“Music is part of being human.” 
― Oliver W. Sacks, Musicophilia: Tales of Music and the Brain

What is your first memory of music? Last week, I was sitting in a session with one of our Woodlands residents, and I asked her this question. She relayed to me a story of when she was about three years old. It was Christmas Eve, and her father, who was quite poor, had bought a record to play on the record player. He sat her on his lap as they listened to this record. It was the 2nd movement of Beethoven’s Ninth Symphony. This piece of music came back into her life after she was married. Her husband helped produce a well-known TV show that featured this piece. Another resident told me when she was young, she would sit outside the bathroom listening to her father singing in the shower. “Let Me Call You Sweetheart” was his song of choice. We begin our sessions singing this song, and every time, I watch her face brighten as we sing.
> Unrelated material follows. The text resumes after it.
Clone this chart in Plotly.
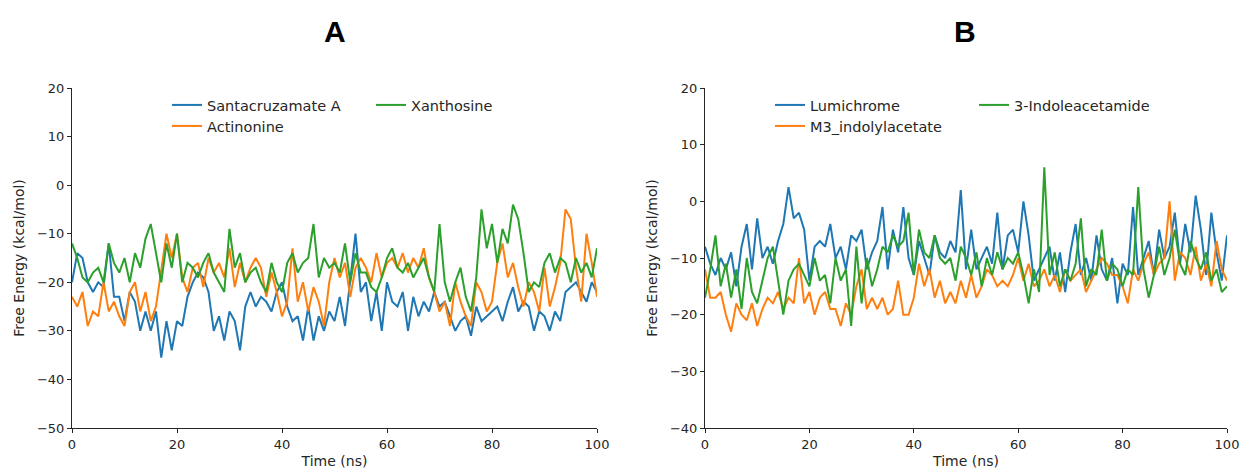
import plotly.graph_objects as go

time_ns = list(range(0, 101))

santacruzamate_a = [-20, -14, -15, -20, -22, -20, -21, -12, -23, -23, -28, -22, -24, -30, -26, -30, -26, -35.5, -28, -34,
                    -28, -29, -23, -20, -18, -19, -22, -30, -27, -32, -26, -28, -34, -25, -22, -25, -23, -24, -26, -22,
                    -20, -25, -28, -27, -32, -25, -32, -27, -30, -26, -28, -23, -29, -20, -10, -22, -20, -28, -22, -30,
                    -20, -24, -25, -22, -30, -23, -27, -24, -26, -22, -25, -24, -27, -30, -28, -27, -31, -25, -28, -27,
                    -26, -25, -28, -24, -21, -26, -24, -25, -30, -26, -27, -30, -26, -28, -22, -21, -20, -22, -24, -20, -22]
actinonine = [-23, -25, -22, -29, -26, -27, -20, -26, -24, -27, -29, -22, -20, -26, -22, -28, -25, -18, -10, -15,
              -10, -19, -22, -17, -16, -21, -15, -18, -16, -19, -13, -21, -16, -20, -17, -15, -17, -23, -18, -22,
              -27, -24, -13, -24, -20, -26, -21, -24, -29, -20, -15, -19, -16, -23, -17, -15, -17, -20, -14, -19,
              -16, -15, -17, -14, -18, -15, -17, -13, -19, -22, -26, -24, -29, -20, -24, -27, -29, -20, -22, -26,
              -24, -16, -12, -19, -16, -21, -25, -20, -22, -26, -17, -25, -21, -16, -5, -7, -17, -24, -10, -16, -23]
xanthosine = [-12, -15, -19, -20, -18, -17, -20, -12, -16, -18, -15, -20, -14, -17, -11, -8, -14, -20, -12, -17,
              -10, -20, -16, -17, -19, -16, -14, -18, -20, -22, -9, -17, -14, -20, -18, -17, -20, -22, -16, -20,
              -22, -16, -14, -18, -16, -15, -8, -19, -15, -17, -16, -18, -12, -20, -14, -18, -18, -21, -22, -19,
              -15, -13, -17, -18, -16, -19, -17, -15, -19, -22, -8, -20, -24, -20, -17, -23, -26, -19, -5, -13,
              -8, -16, -9, -12, -4, -7, -14, -22, -20, -21, -16, -14, -18, -15, -16, -20, -15, -18, -16, -19, -13]

lumichrome = [-8, -11, -13, -10, -12, -9, -15, -8, -4, -12, -3, -10, -8, -11, -7, -4, 2.5, -3, -2, -5,
              -14, -8, -7, -8, -4, -10, -8, -12, -6, -7, -5, -12, -9, -7, -1, -12, -5, -9, -1, -10,
              -13, -7, -10, -13, -6, -9, -10, -7, -9, 2, -12, -5, -12, -10, -8, -11, -2, -12, -6, -5,
              -9, 0, -6, -14, -12, -10, -8, -14, -9, -16, -9, -4, -13, -10, -14, -6, -12, -14, -10, -18,
              -11, -13, -1, -13, -10, -7, -13, -5, -10, -8, -2, -11, -4, -9, 1, -5, -13, -2, -9, -14, -6]
m3_indolylacetate = [-12, -17, -17, -16, -20, -23, -18, -20, -21, -18, -22, -19, -17, -18, -16, -19, -17, -18, -10, -18,
                     -16, -20, -17, -16, -19, -19, -22, -18, -20, -15, -12, -19, -17, -19, -17, -20, -19, -14, -20, -20,
                     -17, -11, -15, -12, -17, -14, -18, -16, -18, -14, -17, -13, -17, -15, -12, -13, -15, -14, -15, -13,
                     -10, -14, -11, -15, -14, -12, -15, -13, -16, -12, -14, -13, -12, -16, -14, -12, -10, -11, -13, -13,
                     -15, -18, -12, -14, -11, -9, -13, -11, -10, 0, -14, -9, -10, -13, -8, -14, -11, -15, -7, -12, -14]
indoleacetamide = [-17, -12, -6, -15, -11, -17, -12, -19, -10, -16, -18, -14, -10, -8, -14, -20, -14, -12, -11, -13,
                   -15, -10, -14, -13, -18, -10, -14, -12, -22, -8, -18, -10, -15, -12, -8, -9, -6, -8, -7, -2,
                   -13, -5, -9, -10, -6, -10, -11, -10, -14, -8, -10, -13, -9, -15, -10, -13, -9, -12, -10, -11,
                   -9, -13, -18, -12, -16, 6, -13, -9, -15, -12, -14, -11, -3, -15, -12, -13, -5, -14, -11, -12,
                   -15, -12, -13, 2.5, -12, -17, -13, -8, -13, -10, -5, -11, -13, -7, -10, -12, -9, -14, -12, -16, -15]

blue, orange, green = "#1f77b4", "#ff7f0e", "#2ca02c"
W, H = 1240, 471

fig = go.Figure()
# panel A
fig.add_trace(go.Scatter(x=time_ns, y=santacruzamate_a, name="Santacruzamate A", mode="lines",
                         line=dict(color=blue, width=2), xaxis="x", yaxis="y", legend="legend"))
fig.add_trace(go.Scatter(x=time_ns, y=actinonine, name="Actinonine", mode="lines",
                         line=dict(color=orange, width=2), xaxis="x", yaxis="y", legend="legend2"))
fig.add_trace(go.Scatter(x=time_ns, y=xanthosine, name="Xanthosine", mode="lines",
                         line=dict(color=green, width=2), xaxis="x", yaxis="y", legend="legend"))
# panel B
fig.add_trace(go.Scatter(x=time_ns, y=lumichrome, name="Lumichrome", mode="lines",
                         line=dict(color=blue, width=2), xaxis="x2", yaxis="y2", legend="legend3"))
fig.add_trace(go.Scatter(x=time_ns, y=m3_indolylacetate, name="M3_indolylacetate", mode="lines",
                         line=dict(color=orange, width=2), xaxis="x2", yaxis="y2", legend="legend4"))
fig.add_trace(go.Scatter(x=time_ns, y=indoleacetamide, name="3-Indoleacetamide", mode="lines",
                         line=dict(color=green, width=2), xaxis="x2", yaxis="y2", legend="legend3"))

def px_x(p):
    return p / W

def px_y(p):
    return 1 - p / H

tick_font = dict(family="DejaVu Sans", size=13, color="#262626")
title_font = dict(family="DejaVu Sans", size=14, color="#262626")

axis_common = dict(showline=True, linecolor="#262626", linewidth=1, ticks="outside", ticklen=4,
                   tickwidth=1, tickcolor="#262626", showgrid=False, zeroline=False,
                   tickfont=tick_font, automargin=False)

y_dom = [px_y(428), px_y(88)]

legend_common = dict(orientation="h", font=dict(family="DejaVu Sans", size=14.5, color="#262626"),
                     bgcolor="rgba(0,0,0,0)", borderwidth=0, xanchor="left", yanchor="middle",
                     entrywidth=159, entrywidthmode="pixels", itemclick=False, itemdoubleclick=False)

fig.update_layout(
    width=W, height=H,
    margin=dict(l=0, r=0, t=0, b=0),
    paper_bgcolor="white", plot_bgcolor="white",
    xaxis=dict(domain=[px_x(72), px_x(597)], range=[0, 100], tickvals=[0, 20, 40, 60, 80, 100],
               anchor="y", title=dict(text="Time (ns)", font=title_font, standoff=5), **axis_common),
    yaxis=dict(domain=y_dom, range=[-50, 20], tickvals=[-50, -40, -30, -20, -10, 0, 10, 20],
               anchor="x", title=dict(text="Free Energy (kcal/mol)", font=title_font, standoff=9), **axis_common),
    xaxis2=dict(domain=[px_x(705), px_x(1227)], range=[0, 100], tickvals=[0, 20, 40, 60, 80, 100],
                anchor="y2", title=dict(text="Time (ns)", font=title_font, standoff=5), **axis_common),
    yaxis2=dict(domain=y_dom, range=[-40, 20], tickvals=[-40, -30, -20, -10, 0, 10, 20],
                anchor="x2", title=dict(text="Free Energy (kcal/mol)", font=title_font, standoff=9), **axis_common),
    legend=dict(x=px_x(167), y=px_y(105), **legend_common),
    legend2=dict(x=px_x(167), y=px_y(126), **legend_common),
    legend3=dict(x=px_x(770), y=px_y(105), **legend_common),
    legend4=dict(x=px_x(770), y=px_y(126), **legend_common),
    annotations=[
        dict(text="<b>A</b>", x=px_x(335), y=px_y(32), xref="paper", yref="paper", showarrow=False,
             xanchor="center", yanchor="middle", font=dict(family="Liberation Sans", size=30, color="black")),
        dict(text="<b>B</b>", x=px_x(965), y=px_y(32), xref="paper", yref="paper", showarrow=False,
             xanchor="center", yanchor="middle", font=dict(family="Liberation Sans", size=30, color="black")),
    ],
)

fig.write_html("out.html")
Music is a part of the human experience. We use music to learn our ABC’s, to celebrate birthdays, to process during weddings and graduations, to get our children to sleep, among other things. It can make us smile, make us cry, reminisce, experience nostalgia, and allows us to experience the beauty of life in a different way. Music therapy gives residents the opportunity to access these musical memories. We have the privilege to sit, listen, ask questions, sing, reminisce, and for us to get a glimpse into how music was integrated in their lives.